Bien que ce glissement soit déjà bien à l’œuvre, un nombre grandissant de cadres recrutés depuis quelques années ayant une formation managériale sans aucune expérience préalable du secteur social, doit-on cependant cautionner ce changement d’approche en l’organisant volontairement dans le cadre de notre formation ?


S’il y a fort à craindre que ce désir de réinvention des métiers de la relation d’aide par la réforme des diplômes vienne finalement plutôt appauvrir la diversité des regards et des approches professionnelles, l’uniformisation et la recherche de simplicité étant souvent l’ennemi du bien, ne serait-ce pas non plus « l’arbre qui cache la forêt » ?
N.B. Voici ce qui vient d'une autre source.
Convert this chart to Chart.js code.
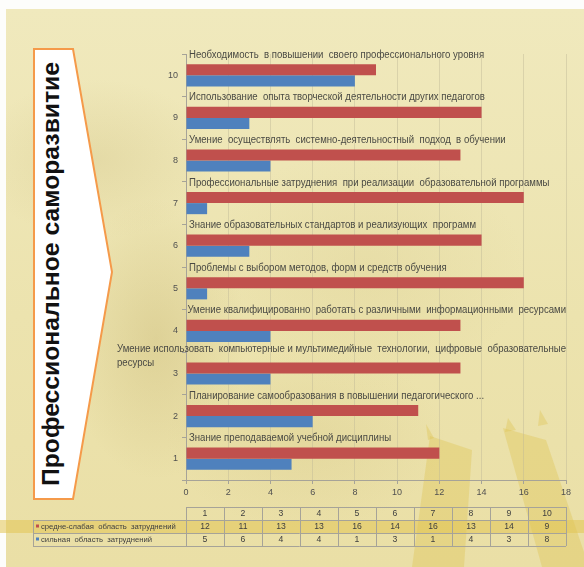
<!DOCTYPE html>
<html lang="ru">
<head>
    <meta charset="UTF-8">
    <title>Профессиональное саморазвитие</title>
    <script src="https://cdn.jsdelivr.net/npm/chart.js"></script>
    <style>
        html, body {
            margin: 0;
            padding: 0;
        }
        body {
            width: 584px;
            height: 567px;
            position: relative;
            overflow: hidden;
            background: #fdfdfb;
        }
        .fon {
            position: absolute;
            left: 6px;
            top: 9px;
            width: 578px;
            height: 558px;
            background:
                radial-gradient(ellipse 90px 140px at 150px 330px, rgba(196, 178, 110, 0.35), rgba(196, 178, 110, 0)),
                radial-gradient(ellipse 120px 80px at 90px 150px, rgba(200, 184, 120, 0.25), rgba(200, 184, 120, 0)),
                radial-gradient(ellipse 160px 120px at 360px 260px, rgba(205, 190, 120, 0.18), rgba(205, 190, 120, 0)),
                radial-gradient(ellipse 140px 90px at 300px 430px, rgba(200, 182, 110, 0.2), rgba(200, 182, 110, 0)),
                linear-gradient(180deg, #f0e9bd 0%, #ece3ae 55%, #eadfa6 100%);
        }
        svg.deco {
            position: absolute;
            left: 0;
            top: 0;
        }
        #grafico {
            position: absolute;
            left: 0;
            top: 0;
        }
    </style>
</head>
<body>

    <div class="fon"></div>

    <!-- фон: мост и стрелка с заголовком -->
    <svg class="deco" width="584" height="567">
        <g fill="rgba(222, 194, 78, 0.36)">
            <polygon points="430,436 472,450 464,567 412,567"/>
            <polygon points="426,424 434,438 428,440"/>
            <polygon points="503,428 546,440 584,552 584,567 542,567"/>
            <polygon points="508,418 516,430 505,432"/>
            <polygon points="540,410 548,424 538,426"/>
        </g>
        <polygon points="34,49 73,49 112,272 73,499 34,499" fill="#ffffff" stroke="#f59a4a" stroke-width="2"/>
        <text transform="translate(59,486) rotate(-90)" textLength="424" lengthAdjust="spacingAndGlyphs"
              font-family="Liberation Sans, Arial, sans-serif" font-weight="bold" font-size="23" fill="#111">Профессиональное саморазвитие</text>
    </svg>

    <canvas id="grafico" width="584" height="567"></canvas>

    <script>
        const categorias = ['1', '2', '3', '4', '5', '6', '7', '8', '9', '10'];
        const nomesCategorias = [
            ['Знание преподаваемой учебной дисциплины'],
            ['Планирование самообразования в повышении педагогического ...'],
            ['Умение использовать  компьютерные и мультимедийные  технологии,  цифровые  образовательные', 'ресурсы'],
            ['Умение квалифицированно  работать с различными  информационными  ресурсами'],
            ['Проблемы с выбором методов, форм и средств обучения'],
            ['Знание образовательных стандартов и реализующих  программ'],
            ['Профессиональные затруднения  при реализации  образовательной программы'],
            ['Умение  осуществлять  системно-деятельностный  подход  в обучении'],
            ['Использование  опыта творческой деятельности других педагогов'],
            ['Необходимость  в повышении  своего профессионального уровня']
        ];
        const nomesSeries = ['средне-слабая  область  затруднений', 'сильная  область  затруднений'];
        const mediaFraca = [12, 11, 13, 13, 16, 14, 16, 13, 14, 9];
        const forte = [5, 6, 4, 4, 1, 3, 1, 4, 3, 8];
        const eixoMax = 18;
        const eixoPasso = 2;

        const corVermelha = '#c0504d';
        const corAzul = '#4f81bd';
        const fonte = '"Liberation Sans", Arial, sans-serif';
        const estreito = 0.96; // compressão horizontal do texto

        function textoEstreito(c, txt, x, y) {
            c.save();
            c.translate(x, y);
            c.scale(estreito, 1);
            c.fillText(txt, 0, 0);
            c.restore();
        }

        // nomes das categorias acima de cada par de barras
        const rotulosCategorias = {
            id: 'rotulosCategorias',
            afterDatasetsDraw(chart) {
                const c = chart.ctx;
                const y = chart.scales.y;
                const area = chart.chartArea;
                const passo = Math.abs(y.getPixelForValue(1) - y.getPixelForValue(0));
                c.save();
                c.font = '10px ' + fonte;
                c.fillStyle = '#4a4a44';
                c.textBaseline = 'middle';
                nomesCategorias.forEach((linhas, i) => {
                    let topo = y.getPixelForValue(i) - passo / 2 + 1;
                    const largura = c.measureText(linhas[0]).width * estreito;
                    let x = area.left + 3;
                    if (x + largura > area.right) {
                        x = area.right - largura;
                    }
                    if (linhas.length > 1) {
                        topo -= 4;
                    }
                    linhas.forEach((l, k) => textoEstreito(c, l, x, topo + k * 14));
                });
                c.restore();
            }
        };

        // tabela de dados sob o eixo
        const tabelaDados = {
            id: 'tabelaDados',
            afterDraw(chart) {
                const c = chart.ctx;
                const area = chart.chartArea;
                const n = categorias.length;
                const col = (area.right - area.left) / n;
                const topo = area.bottom + 27;
                const alt = 13;
                const esquerda = 33;

                c.save();
                // faixa amarela da primeira série
                c.fillStyle = 'rgba(226, 196, 84, 0.55)';
                c.fillRect(0, topo + alt, 584, alt);

                c.strokeStyle = '#a6a398';
                c.lineWidth = 1;
                c.beginPath();
                c.moveTo(area.left, topo + 0.5);
                c.lineTo(area.right, topo + 0.5);
                for (let r = 1; r <= 3; r++) {
                    c.moveTo(esquerda, topo + r * alt + 0.5);
                    c.lineTo(area.right, topo + r * alt + 0.5);
                }
                c.moveTo(esquerda + 0.5, topo + alt);
                c.lineTo(esquerda + 0.5, topo + 3 * alt);
                for (let i = 0; i <= n; i++) {
                    const x = Math.round(area.left + i * col) + 0.5;
                    c.moveTo(x, topo);
                    c.lineTo(x, topo + 3 * alt);
                }
                c.stroke();

                c.fillStyle = '#404040';
                c.textBaseline = 'middle';
                c.textAlign = 'left';
                c.font = '9px ' + fonte;
                const linhasTab = [categorias, mediaFraca, forte];
                linhasTab.forEach((valores, r) => {
                    valores.forEach((v, i) => {
                        const txt = String(v);
                        const w = c.measureText(txt).width * estreito;
                        textoEstreito(c, txt, area.left + (i + 0.5) * col - w / 2, topo + r * alt + alt / 2 + 0.5);
                    });
                });

                // legenda dentro da tabela
                c.font = '8px ' + fonte;
                [corVermelha, corAzul].forEach((cor, r) => {
                    const yc = topo + (r + 1) * alt + alt / 2;
                    c.fillStyle = cor;
                    c.fillRect(esquerda + 3, yc - 2, 3, 3);
                    c.fillStyle = '#404040';
                    textoEstreito(c, nomesSeries[r], esquerda + 8, yc + 0.5);
                });
                c.restore();
            }
        };

        const ctx = document.getElementById('grafico').getContext('2d');
        const chart = new Chart(ctx, {
            type: 'bar',
            data: {
                labels: categorias,
                datasets: [{
                    label: nomesSeries[0],
                    data: mediaFraca,
                    backgroundColor: corVermelha,
                    borderWidth: 0
                }, {
                    label: nomesSeries[1],
                    data: forte,
                    backgroundColor: corAzul,
                    borderWidth: 0
                }]
            },
            options: {
                indexAxis: 'y',
                responsive: false,
                animation: false,
                devicePixelRatio: 1,
                barPercentage: 1,
                categoryPercentage: 0.52,
                layout: {
                    padding: { top: 54, right: 18, bottom: 0, left: 0 }
                },
                plugins: {
                    legend: { display: false },
                    tooltip: { enabled: false }
                },
                scales: {
                    x: {
                        min: 0,
                        max: eixoMax,
                        afterFit(scale) { scale.height = 87; },
                        ticks: {
                            stepSize: eixoPasso,
                            padding: 3,
                            color: '#505050',
                            font: { family: fonte, size: 9 }
                        },
                        grid: {
                            color: 'rgba(190, 184, 150, 0.45)',
                            tickColor: '#a6a398',
                            tickLength: 4
                        },
                        border: { color: '#a6a398' }
                    },
                    y: {
                        reverse: true,
                        afterFit(scale) { scale.width = 186; },
                        ticks: {
                            padding: 4,
                            color: '#505050',
                            font: { family: fonte, size: 9 }
                        },
                        grid: {
                            drawOnChartArea: false,
                            tickColor: '#a6a398',
                            tickLength: 4
                        },
                        border: { color: '#a6a398' }
                    }
                }
            },
            plugins: [rotulosCategorias, tabelaDados]
        });
    </script>

</body>
</html>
Un bel os à ronger pour éviter de s’attaquer aux réels problèmes qui endiguent petit à petit le travail social depuis trois décennies…


Dénoncé par l’ensemble de la profession depuis des années, le délitement organisé du secteur depuis qu’il est entré dans une logique purement marchande est pourtant la principale cause de l’usure de ses agents, de leur fuite comme du renoncement des futurs recrues, décontenancées par les écarts considérables entre conception et pratique, entre formation et terrain, entre éthique et réalité.


Certes, les bas revenus et la précarisation qui en découle ne participent aucunement à redorer le blason de métiers qu’on aime davantage pour l’idée qu’on s’en fait, que pour ce que l’on peut véritablement en faire…

Mais il est aussi facile de concevoir que les augmentations de salaires conséquentes espérées et réclamées de longue date, si elles ne sont pas à remettre en question, ne viendront cependant pas compenser la perte de sens dans nos pratiques.


Cessons donc de tenter de résoudre ces problèmes majeurs par une intellectualisation à outrance des pseudos facteurs de causalité, quand la seule raison de toute cette débâcle est à la fois la plus évidente et la plus contraignante. Nul n’est plus aveugle que celui qui ne veut pas voir, nul n’est plus sourd que celui qui ne veut pas entendre, le reste n’est que pure diversion et tergiversation.


Si j’étais un brin provocateur, je dirais que la conception d’un diplôme unique du travail social est à l’aide à la personne ce que l’homéopathie est au soin médical : un effet placebo peu concluant.